- **DATA PROVIDED**:
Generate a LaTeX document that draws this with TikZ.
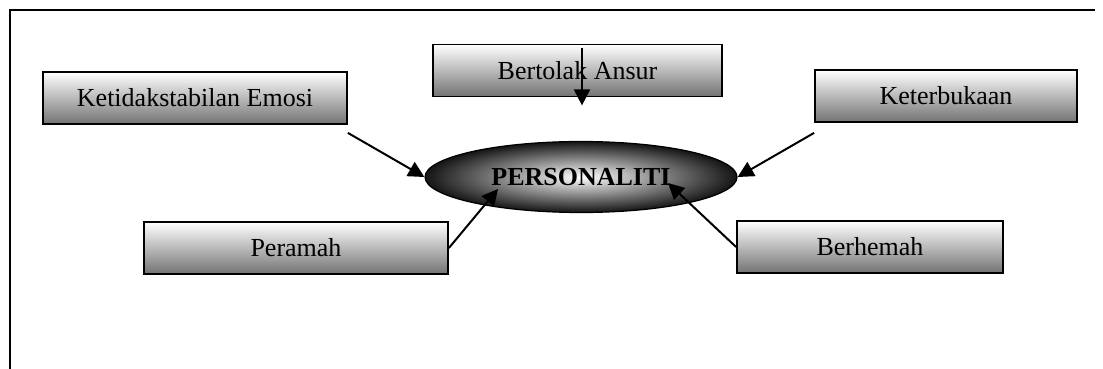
\documentclass[tikz,border=0pt]{standalone}
\usepackage{fontspec}
\setmainfont{Liberation Serif}
\usetikzlibrary{arrows.meta}
\usetikzlibrary{shapes.geometric}

\tikzset{
  trait/.style={draw=black, line width=0.9pt, rectangle, inner sep=0pt,
    top color=white, bottom color=black!55, minimum height=26pt,
    font=\fontsize{13}{15}\selectfont},
  core/.style={draw=black, line width=0.6pt, ellipse, inner sep=0pt,
    inner color=white, outer color=black!92, minimum width=156pt,
    minimum height=35.5pt, font=\fontsize{13}{15}\selectfont\bfseries},
  link/.style={line width=1pt, -{Triangle[width=8pt,length=8pt]}}
}

\begin{document}
\begin{tikzpicture}[x=0.5pt,y=-0.5pt]
\useasboundingbox (0,0) rectangle (1103,369);

% Frame
\draw[line width=1pt] (10,369) -- (10,10) -- (1095,10);

% Traits
\node[trait, minimum width=152pt] (emosi) at (195,98) {Ketidakstabilan Emosi};
\node[trait, minimum width=144.5pt] (ansur) at (577.5,70.5) {Bertolak Ansur};
\node[trait, minimum width=131pt] (buka) at (946,96) {Keterbukaan};
\node[trait, minimum width=152pt] (ramah) at (296,248) {Peramah};
\node[trait, minimum width=133pt] (hemah) at (870,247) {Berhemah};

% Centre
\node[core] (pers) at (581,177) {PERSONALITI};

% Links
\draw[link] ([yshift=-4pt]emosi.south east) -- (pers.west);
\draw[link] ([shift={(4.5,4)}]ansur.north) -- ([shift={(4.5,8)}]ansur.south);
\draw[link] ([yshift=-5pt]buka.south west) -- (pers.east);
\draw[link] (ramah.east) -- ([shift={(-83,12)}]pers.center);
\draw[link] (hemah.west) -- ([shift={(87,6)}]pers.center);
\end{tikzpicture}
\end{document}
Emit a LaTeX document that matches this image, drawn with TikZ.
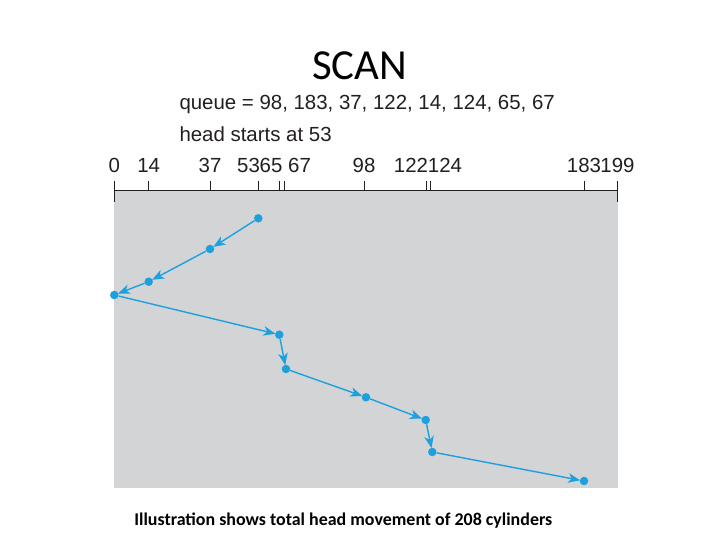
\documentclass[tikz,border=0pt]{standalone}
\usepackage{fontspec}
\setmainfont{Liberation Sans}
\newfontfamily\slidefont{Carlito}
\usetikzlibrary{arrows.meta}
\definecolor{scanBlue}{RGB}{28,160,222}
\definecolor{scanGray}{RGB}{211,212,214}
\definecolor{scanInk}{RGB}{35,31,32}

\begin{document}
\begin{tikzpicture}[x=1bp,y=-1bp,
      dot/.style={circle,fill=scanBlue,inner sep=0pt,minimum size=8.5bp},
      seek/.style={-{Stealth[length=12bp,width=9.5bp,inset=3.5bp]},line width=1.4bp,draw=scanBlue,shorten >=-0.5bp},
      axis/.style={draw=scanInk,line width=0.9bp},
      txt/.style={inner sep=0pt,text=scanInk,font=\fontsize{20.5}{24}\selectfont}
    ]
    \useasboundingbox (0,0) rectangle (720,540);
    \fill[white] (0,0) rectangle (720,540);
    % title and request queue
    \node[inner sep=0pt,anchor=base,font=\slidefont\fontsize{43}{50}\selectfont] (title) at (359.7,79.3) {SCAN};
    \node[txt,anchor=base west] (queue) at (179.3,109.7) {queue = 98, 183, 37, 122, 14, 124, 65, 67};
    \node[txt,anchor=base west] (start) at (179.3,141.3) {head starts at 53};
    % cylinder axis
    \fill[scanGray] (114.3,191) rectangle (618.2,488);
    \draw[axis] (114.3,190.7) -- (617.7,190.7);
    \foreach \v/\x/\lx in {0/114.3/114.3,14/148.7/148.7,37/210/210,53/258/248.5,65/279.3/271,67/284.3/299.5,
                           98/364.3/364,122/426.7/411,124/430.7/445,183/584.3/584,199/617.7/617.5}{
      \draw[axis] (\x,190.7) -- (\x,181);
      \node[txt,anchor=base] (l\v) at (\lx,172.7) {\v};
    }
    \draw[axis] (114.3,181) -- (114.3,202.5);
    \draw[axis] (617.7,181) -- (617.7,202);
    % head positions
    \node[dot] (d53)  at (258.3,218.3) {};
    \node[dot] (d37)  at (210,249)     {};
    \node[dot] (d14)  at (148.7,281.7) {};
    \node[dot] (d0)   at (114.3,295)   {};
    \node[dot] (d65)  at (279.3,334.7) {};
    \node[dot] (d67)  at (286,369)     {};
    \node[dot] (d98)  at (366,397.3)   {};
    \node[dot] (d122) at (425.7,420)   {};
    \node[dot] (d124) at (432.3,452)   {};
    \node[dot] (d183) at (584,481)     {};
    \draw[seek] (d53) -- (d37);
    \draw[seek] (d37) -- (d14);
    \draw[seek] (d14) -- (d0);
    \draw[seek] (d0) -- (d65);
    \draw[seek] (d65) -- (d67);
    \draw[seek] (d67) -- (d98);
    \draw[seek] (d98) -- (d122);
    \draw[seek] (d122) -- (d124);
    \draw[seek] (d124) -- (d183);
    \node[inner sep=0pt,anchor=base,font=\slidefont\bfseries\fontsize{18}{22}\selectfont] (note) at (343.3,525.5)
      {Illustration shows total head movement of 208 cylinders};
  \end{tikzpicture}
\end{document}
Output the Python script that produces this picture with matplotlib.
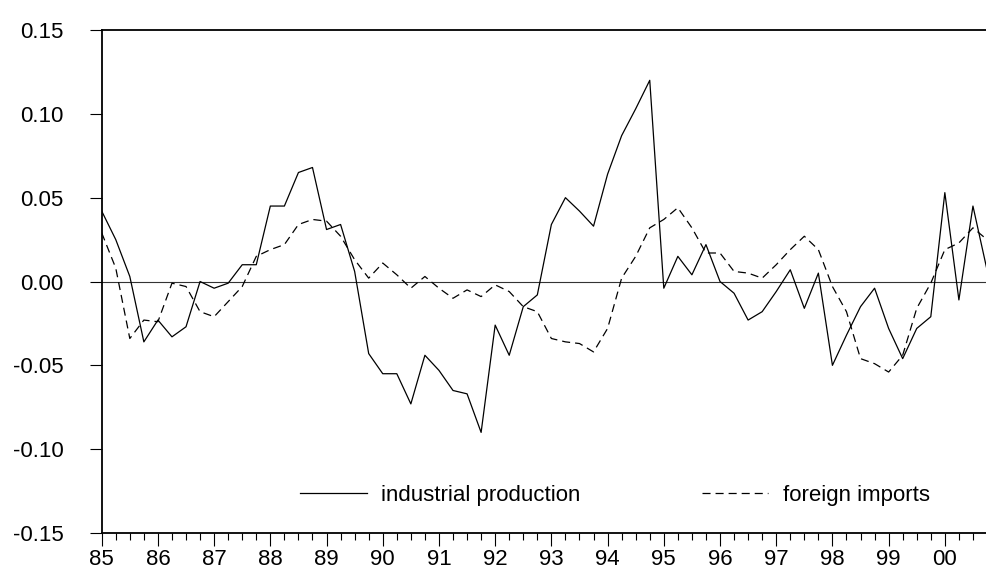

- **INSTRUCTIONS TO FOLLOW**:
Make an exact copy of all entries above, dropping the images.

- **EXERCISE RESPONSE**:
Generate a LaTeX document that draws this with TikZ.
\documentclass[tikz,border=0pt]{standalone}
\usepackage{fontspec}
\setmainfont{Liberation Serif}
\usetikzlibrary{arrows.meta}
\usetikzlibrary{shapes.geometric}

\tikzset{
  trait/.style={draw=black, line width=0.9pt, rectangle, inner sep=0pt,
    top color=white, bottom color=black!55, minimum height=26pt,
    font=\fontsize{13}{15}\selectfont},
  core/.style={draw=black, line width=0.6pt, ellipse, inner sep=0pt,
    inner color=white, outer color=black!92, minimum width=156pt,
    minimum height=35.5pt, font=\fontsize{13}{15}\selectfont\bfseries},
  link/.style={line width=1pt, -{Triangle[width=8pt,length=8pt]}}
}

\begin{document}
\begin{tikzpicture}[x=0.5pt,y=-0.5pt]
\useasboundingbox (0,0) rectangle (1103,369);

% Frame
\draw[line width=1pt] (10,369) -- (10,10) -- (1095,10);

% Traits
\node[trait, minimum width=152pt] (emosi) at (195,98) {Ketidakstabilan Emosi};
\node[trait, minimum width=144.5pt] (ansur) at (577.5,70.5) {Bertolak Ansur};
\node[trait, minimum width=131pt] (buka) at (946,96) {Keterbukaan};
\node[trait, minimum width=152pt] (ramah) at (296,248) {Peramah};
\node[trait, minimum width=133pt] (hemah) at (870,247) {Berhemah};

% Centre
\node[core] (pers) at (581,177) {PERSONALITI};

% Links
\draw[link] ([yshift=-4pt]emosi.south east) -- (pers.west);
\draw[link] ([shift={(4.5,4)}]ansur.north) -- ([shift={(4.5,8)}]ansur.south);
\draw[link] ([yshift=-5pt]buka.south west) -- (pers.east);
\draw[link] (ramah.east) -- ([shift={(-83,12)}]pers.center);
\draw[link] (hemah.west) -- ([shift={(87,6)}]pers.center);
\end{tikzpicture}
\end{document}
Emit a LaTeX document that matches this image, drawn with TikZ.
\documentclass[tikz,border=0pt]{standalone}
\usepackage{fontspec}
\setmainfont{Liberation Sans}
\newfontfamily\slidefont{Carlito}
\usetikzlibrary{arrows.meta}
\definecolor{scanBlue}{RGB}{28,160,222}
\definecolor{scanGray}{RGB}{211,212,214}
\definecolor{scanInk}{RGB}{35,31,32}

\begin{document}
\begin{tikzpicture}[x=1bp,y=-1bp,
      dot/.style={circle,fill=scanBlue,inner sep=0pt,minimum size=8.5bp},
      seek/.style={-{Stealth[length=12bp,width=9.5bp,inset=3.5bp]},line width=1.4bp,draw=scanBlue,shorten >=-0.5bp},
      axis/.style={draw=scanInk,line width=0.9bp},
      txt/.style={inner sep=0pt,text=scanInk,font=\fontsize{20.5}{24}\selectfont}
    ]
    \useasboundingbox (0,0) rectangle (720,540);
    \fill[white] (0,0) rectangle (720,540);
    % title and request queue
    \node[inner sep=0pt,anchor=base,font=\slidefont\fontsize{43}{50}\selectfont] (title) at (359.7,79.3) {SCAN};
    \node[txt,anchor=base west] (queue) at (179.3,109.7) {queue = 98, 183, 37, 122, 14, 124, 65, 67};
    \node[txt,anchor=base west] (start) at (179.3,141.3) {head starts at 53};
    % cylinder axis
    \fill[scanGray] (114.3,191) rectangle (618.2,488);
    \draw[axis] (114.3,190.7) -- (617.7,190.7);
    \foreach \v/\x/\lx in {0/114.3/114.3,14/148.7/148.7,37/210/210,53/258/248.5,65/279.3/271,67/284.3/299.5,
                           98/364.3/364,122/426.7/411,124/430.7/445,183/584.3/584,199/617.7/617.5}{
      \draw[axis] (\x,190.7) -- (\x,181);
      \node[txt,anchor=base] (l\v) at (\lx,172.7) {\v};
    }
    \draw[axis] (114.3,181) -- (114.3,202.5);
    \draw[axis] (617.7,181) -- (617.7,202);
    % head positions
    \node[dot] (d53)  at (258.3,218.3) {};
    \node[dot] (d37)  at (210,249)     {};
    \node[dot] (d14)  at (148.7,281.7) {};
    \node[dot] (d0)   at (114.3,295)   {};
    \node[dot] (d65)  at (279.3,334.7) {};
    \node[dot] (d67)  at (286,369)     {};
    \node[dot] (d98)  at (366,397.3)   {};
    \node[dot] (d122) at (425.7,420)   {};
    \node[dot] (d124) at (432.3,452)   {};
    \node[dot] (d183) at (584,481)     {};
    \draw[seek] (d53) -- (d37);
    \draw[seek] (d37) -- (d14);
    \draw[seek] (d14) -- (d0);
    \draw[seek] (d0) -- (d65);
    \draw[seek] (d65) -- (d67);
    \draw[seek] (d67) -- (d98);
    \draw[seek] (d98) -- (d122);
    \draw[seek] (d122) -- (d124);
    \draw[seek] (d124) -- (d183);
    \node[inner sep=0pt,anchor=base,font=\slidefont\bfseries\fontsize{18}{22}\selectfont] (note) at (343.3,525.5)
      {Illustration shows total head movement of 208 cylinders};
  \end{tikzpicture}
\end{document}
Output the Python script that produces this picture with matplotlib.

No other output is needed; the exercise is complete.